SALT LAKE CITY — Many students in Utah lack the skills and training they need to transfer seamlessly into the workforce, according to a recent poll by Dan Jones & Associates.
It makes hiring difficult for businesses like Instructure, a Utah-based technology company specializing in online learning. Out of the last 50 technology positions Instructure has hired, half of them were filled by people from out of state, according to Vice President Jeff Weber.
Community leaders are raising concerns that the gap between education output and needs of the workforce is widening, and that the long-term sustainability of Utah's economy hangs in the balance.
"We really do have a disconnect in our community in a lot of ways, particularly communication (between) education and business people in trying to make education more market-driven," said Stan Parrish, president of the Sandy Area Chamber of Commerce.
Representatives from Utah's business community met with educators in an education workforce alliance summit Thursday to find ways to bridge the gap, giving students opportunities to gain the skills most needed in today's economy.
Skills in demand
Many of the 34 companies and 84 executives and managers surveyed in the Dan Jones & Associates poll were present for Thursday's discussion hosted by the Sandy Area Chamber of Commerce and Zions Bank.
While technical skills remain in high demand, soft skills are what most employers say are missing among Utah's new workers. Nearly 90 percent of employers said recent graduates lack necessary oral and written communication skills, and 81 percent of employers said prospective employees lack critical thinking and analytical reasoning skills, according to the poll.
Pat Jones, a Utah businesswoman, senator and co-founder of Dan Jones & Associates, said most employers she surveyed are "crying" for workers with better abilities in the work environment.
"Clearly, our people that are coming into the workforce are not understanding how to write effectively," Jones said. "Critical thinking skills are grossly deficient."
Jones added that there is an "expectation gap" where new graduates often misunderstand their role in the workplace and that they tend to be unprepared for the tasks they are given because the classroom does not simulate the workplace environment.
When it comes to technical skills, Jones summed up in one sentence what most companies are asking for: "We need engineers with a personality."
"We heard that over and over," she said. "Companies are spending a lot of money to train people as they come into their companies in sensitivities and cultures and how to do business. Many of these things, they are telling us, are items that ought to be taught in our higher education and public education systems."
For companies like Instructure, this means slower production time, greater costs from escalating salaries and difficulty retaining employees after they are trained, according to Weber.
"We can't find the people we need here. It's unfortunate even though we're passionate about hiring people in the state," he said during the summit. "All of us have a mutual vested interest to find ways to generate more talent, more candidates with the skills and abilities we need."
Bridging the gap
As part of the poll, Parrish also presented an "action plan" to bring businesses and schools together to discuss ways of aligning students' abilities with the needs of the workforce.
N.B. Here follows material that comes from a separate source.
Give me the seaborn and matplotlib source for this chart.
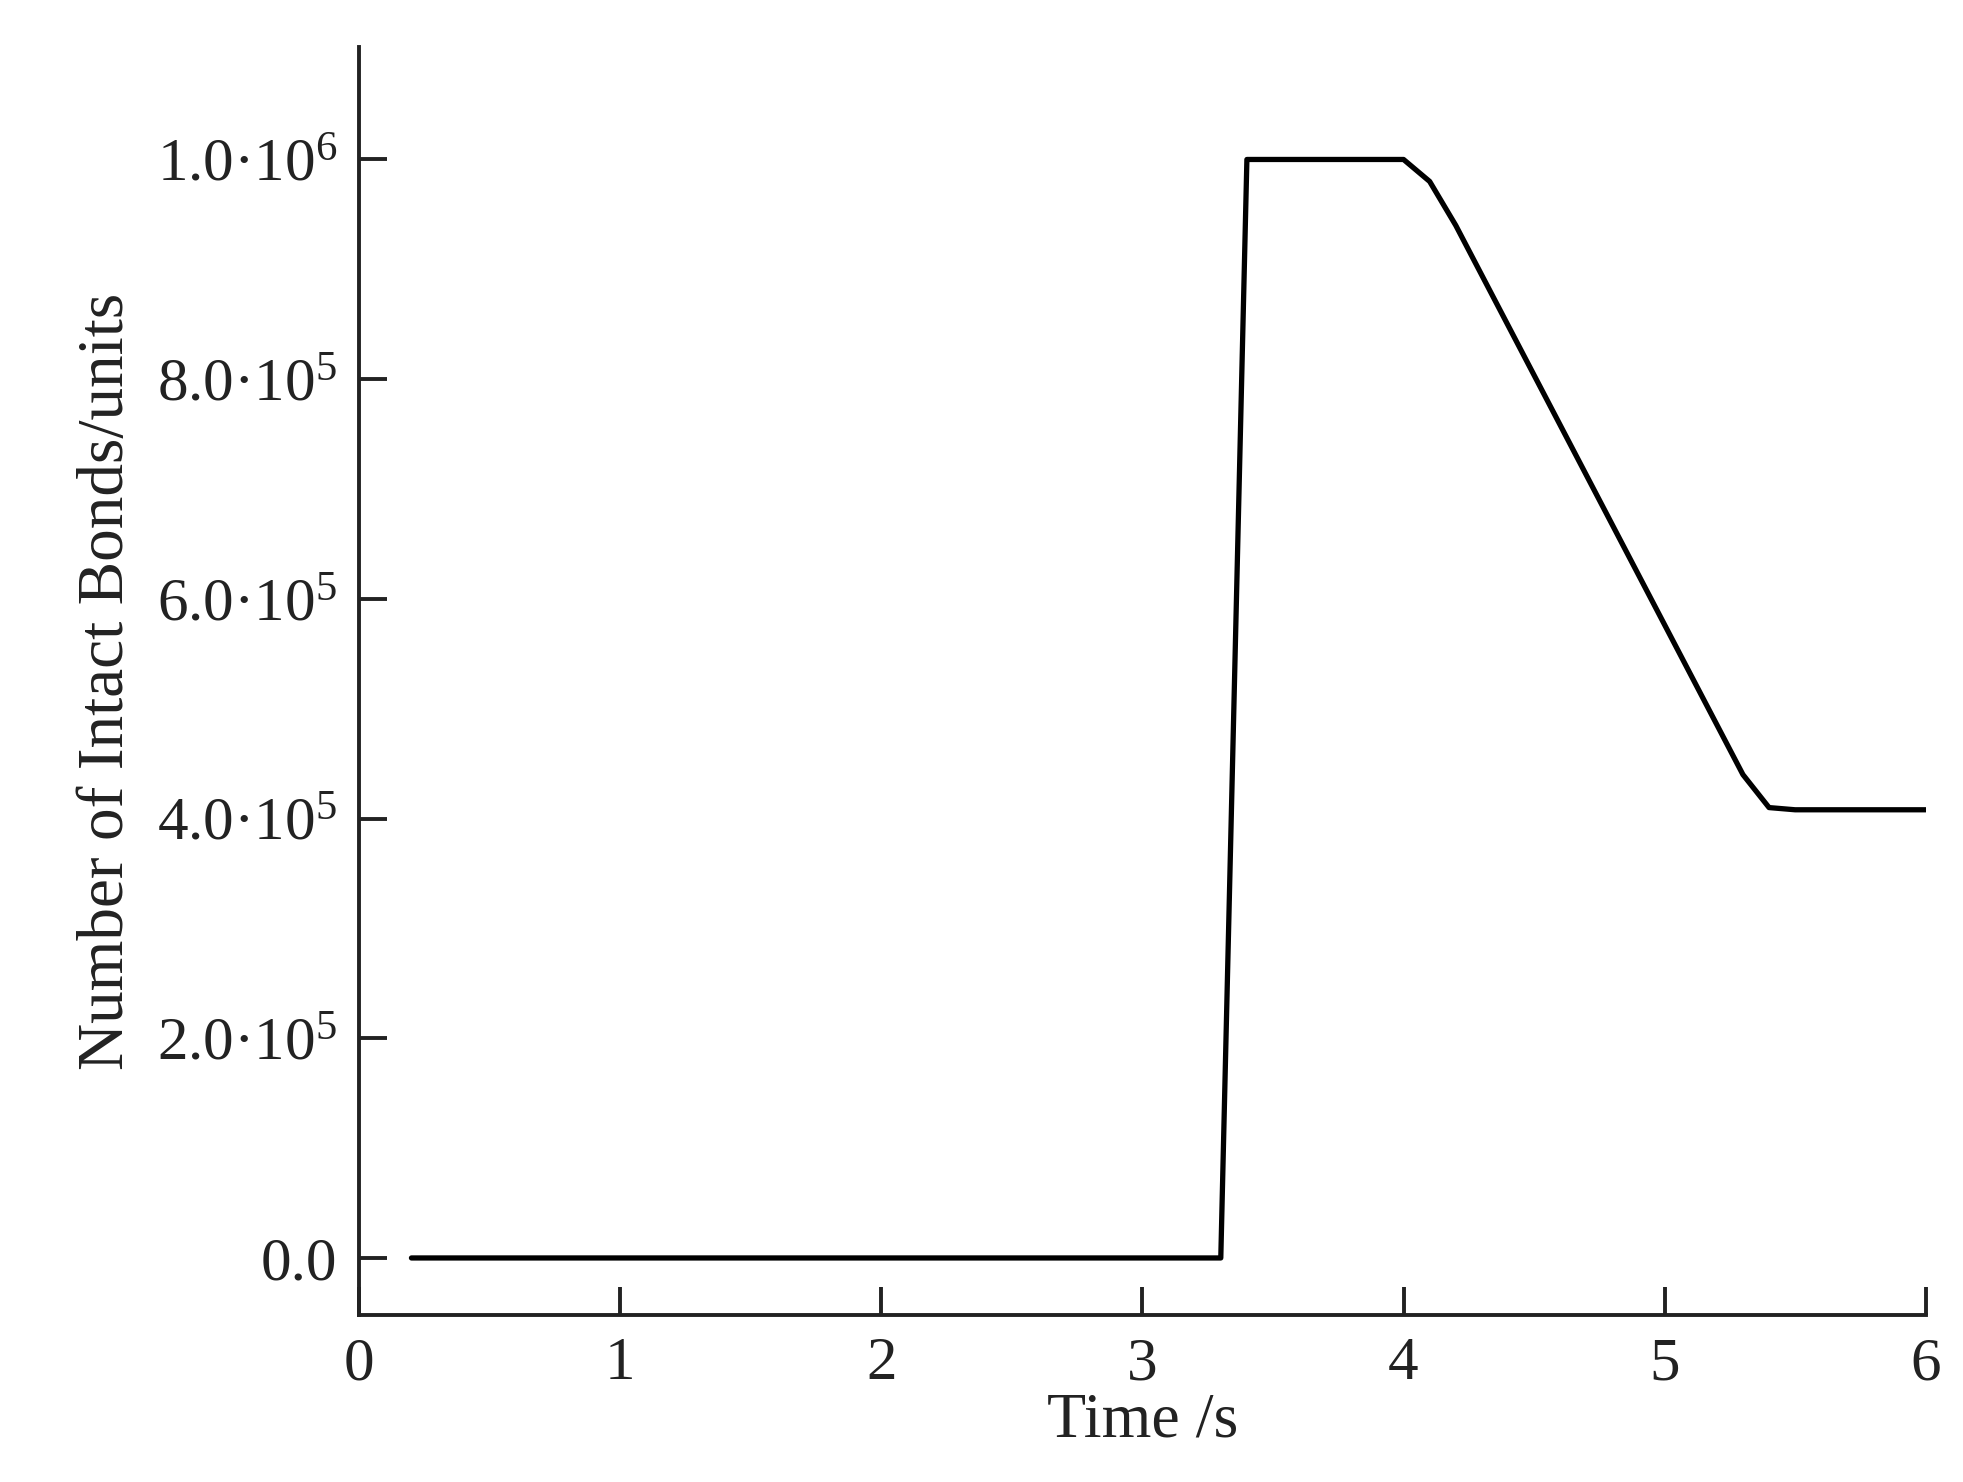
import matplotlib
matplotlib.use("Agg")
import matplotlib.pyplot as plt
import seaborn as sns
import pandas as pd

time_s = [0.2, 3.3, 3.4, 4.0, 4.1, 4.2, 5.3, 5.4, 5.5, 6.0]
bonds = [0, 0, 1.0e6, 1.0e6, 0.98e6, 0.94e6, 0.44e6, 0.41e6, 0.408e6, 0.408e6]
y_ticks = [0, 2e5, 4e5, 6e5, 8e5, 1e6]
y_labels = ["0.0", "2.0·10$^{5}$", "4.0·10$^{5}$", "6.0·10$^{5}$", "8.0·10$^{5}$", "1.0·10$^{6}$"]

sns.set_theme(style="ticks")
plt.rcParams['font.family'] = ['Liberation Serif', 'DejaVu Serif']
plt.rcParams['mathtext.fontset'] = 'custom'
plt.rcParams['mathtext.rm'] = 'Liberation Serif'
plt.rcParams['mathtext.it'] = 'Liberation Serif'

df = pd.DataFrame({"t": time_s, "b": bonds})
fig = plt.figure(figsize=(19.63, 14.82), dpi=100)
ax = fig.add_axes([0.183, 0.113, 0.798, 0.855])
sns.lineplot(data=df, x="t", y="b", color="black", linewidth=3.8, ax=ax)
ax.set_xlim(0, 6)
ax.set_ylim(-51500, 1.102e6)
ax.set_xticks(range(7))
ax.set_yticks(y_ticks)
ax.set_yticklabels(y_labels)
ax.tick_params(direction="in", length=20, width=2.8, labelsize=44, colors="#222222", pad=16)
for s in ["top", "right"]:
    ax.spines[s].set_visible(False)
for s in ["left", "bottom"]:
    ax.spines[s].set_linewidth(2.8)
    ax.spines[s].set_color("#222222")
ax.set_xlabel("Time /s", fontsize=46, labelpad=0, color="#222222")
ax.set_ylabel("Number of Intact Bonds/units", fontsize=47, labelpad=14, color="#222222")
fig.savefig("out.png", dpi=100)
The plan recommends holding students accountable for all forms of communication, including email, public speaking and debate. Jones said more support is needed for guidance and career counselors, who are often overwhelmed with the number of students they are charged with helping.
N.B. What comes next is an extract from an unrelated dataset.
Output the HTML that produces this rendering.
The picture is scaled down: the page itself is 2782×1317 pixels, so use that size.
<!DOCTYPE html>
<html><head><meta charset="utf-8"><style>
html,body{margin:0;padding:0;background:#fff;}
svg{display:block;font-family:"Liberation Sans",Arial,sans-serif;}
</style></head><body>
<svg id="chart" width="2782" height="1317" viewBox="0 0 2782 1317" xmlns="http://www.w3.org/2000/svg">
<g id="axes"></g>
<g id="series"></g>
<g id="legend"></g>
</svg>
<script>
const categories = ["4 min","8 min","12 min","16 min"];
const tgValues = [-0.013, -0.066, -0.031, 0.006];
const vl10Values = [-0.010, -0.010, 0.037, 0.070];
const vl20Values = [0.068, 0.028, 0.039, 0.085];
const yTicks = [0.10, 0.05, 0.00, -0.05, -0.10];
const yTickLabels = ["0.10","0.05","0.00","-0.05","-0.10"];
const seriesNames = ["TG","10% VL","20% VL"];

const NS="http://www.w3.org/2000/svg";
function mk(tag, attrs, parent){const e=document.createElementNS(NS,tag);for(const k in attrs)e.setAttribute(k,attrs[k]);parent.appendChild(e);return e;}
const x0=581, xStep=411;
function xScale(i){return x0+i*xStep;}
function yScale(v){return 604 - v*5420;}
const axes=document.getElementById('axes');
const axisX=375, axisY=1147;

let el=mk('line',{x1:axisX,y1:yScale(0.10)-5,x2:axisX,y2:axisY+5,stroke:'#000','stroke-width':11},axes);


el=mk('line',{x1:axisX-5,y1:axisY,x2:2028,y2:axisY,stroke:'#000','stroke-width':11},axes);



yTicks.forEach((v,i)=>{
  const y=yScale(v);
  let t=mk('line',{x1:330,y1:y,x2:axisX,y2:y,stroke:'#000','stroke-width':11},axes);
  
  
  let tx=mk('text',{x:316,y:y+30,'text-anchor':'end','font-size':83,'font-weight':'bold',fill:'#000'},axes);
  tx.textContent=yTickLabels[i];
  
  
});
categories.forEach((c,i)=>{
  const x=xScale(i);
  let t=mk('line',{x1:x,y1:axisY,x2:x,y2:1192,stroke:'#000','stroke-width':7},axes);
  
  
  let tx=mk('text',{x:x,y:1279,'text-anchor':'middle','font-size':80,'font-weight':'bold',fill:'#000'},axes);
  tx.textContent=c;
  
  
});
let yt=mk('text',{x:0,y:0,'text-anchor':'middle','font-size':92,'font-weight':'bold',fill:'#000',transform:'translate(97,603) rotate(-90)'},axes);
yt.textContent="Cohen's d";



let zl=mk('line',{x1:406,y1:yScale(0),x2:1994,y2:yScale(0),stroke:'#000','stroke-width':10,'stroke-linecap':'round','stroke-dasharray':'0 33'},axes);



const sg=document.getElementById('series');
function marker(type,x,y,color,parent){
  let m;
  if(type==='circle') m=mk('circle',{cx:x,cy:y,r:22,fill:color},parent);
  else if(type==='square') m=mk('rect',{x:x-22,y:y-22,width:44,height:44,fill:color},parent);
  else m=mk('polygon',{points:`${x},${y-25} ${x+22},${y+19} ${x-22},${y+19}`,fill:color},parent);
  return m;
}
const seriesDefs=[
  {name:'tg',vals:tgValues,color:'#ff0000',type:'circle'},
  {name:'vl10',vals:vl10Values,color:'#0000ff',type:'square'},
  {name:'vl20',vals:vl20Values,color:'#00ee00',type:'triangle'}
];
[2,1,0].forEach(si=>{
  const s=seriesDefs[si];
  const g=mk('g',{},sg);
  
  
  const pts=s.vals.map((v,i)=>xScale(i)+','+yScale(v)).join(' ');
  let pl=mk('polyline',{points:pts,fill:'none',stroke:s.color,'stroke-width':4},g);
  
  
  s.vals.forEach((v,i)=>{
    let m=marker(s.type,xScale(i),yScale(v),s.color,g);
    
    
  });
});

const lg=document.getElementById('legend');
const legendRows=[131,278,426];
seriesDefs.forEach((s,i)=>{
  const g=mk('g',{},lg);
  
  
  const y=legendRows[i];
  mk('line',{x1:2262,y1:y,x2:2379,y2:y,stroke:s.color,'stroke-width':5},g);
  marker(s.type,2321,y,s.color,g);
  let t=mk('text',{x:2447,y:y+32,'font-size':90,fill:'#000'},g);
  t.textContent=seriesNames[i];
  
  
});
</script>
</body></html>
Additional coursework is required in areas including verbal and written communication, critical thinking, how to receive job offers and be promoted, leadership and various STEM fields, according to the study.
The study also suggests more opportunities for businesses professionals to teach in schools, as well as internship opportunities for students.
Syd Dickson, deputy superintendent of the Utah State Office of Education, said additional funding for professional development is needed to help teachers reshape their coursework and communication with students.
Dickson also said producing students with the skills necessary requires support for higher standards in education, such as the Common Core standards that raised the bar in math and English.
"One of the challenges and goals we should have as a group is to be very vocal in supporting these new higher standards," Dickson said. "They're not without bumps in the road in implementation, but the standards themselves are the right things to get at these intended outcomes."
Michael Sullivan, spokesman for the Governor's Office of Economic Development, said helping students begin their preparations for the workforce early starts in the home.
"We should help parents understand that helping students be prepared early in their education isn't channeling them," Sullivan said, "but it's giving them an opportunity."
Parrish invited business representatives and educators to a follow-up meeting in March to discuss workforce skills in greater specificity that they hope to implement into public education and higher education coursework. Parrish said he hopes to facilitate similar meetings in other chambers across the state with local businesses and educators.
"This is just to get the dialogue going," he said. "We'd like to stimulate them and get them up to the table. There's a real disconnect. They don't talk."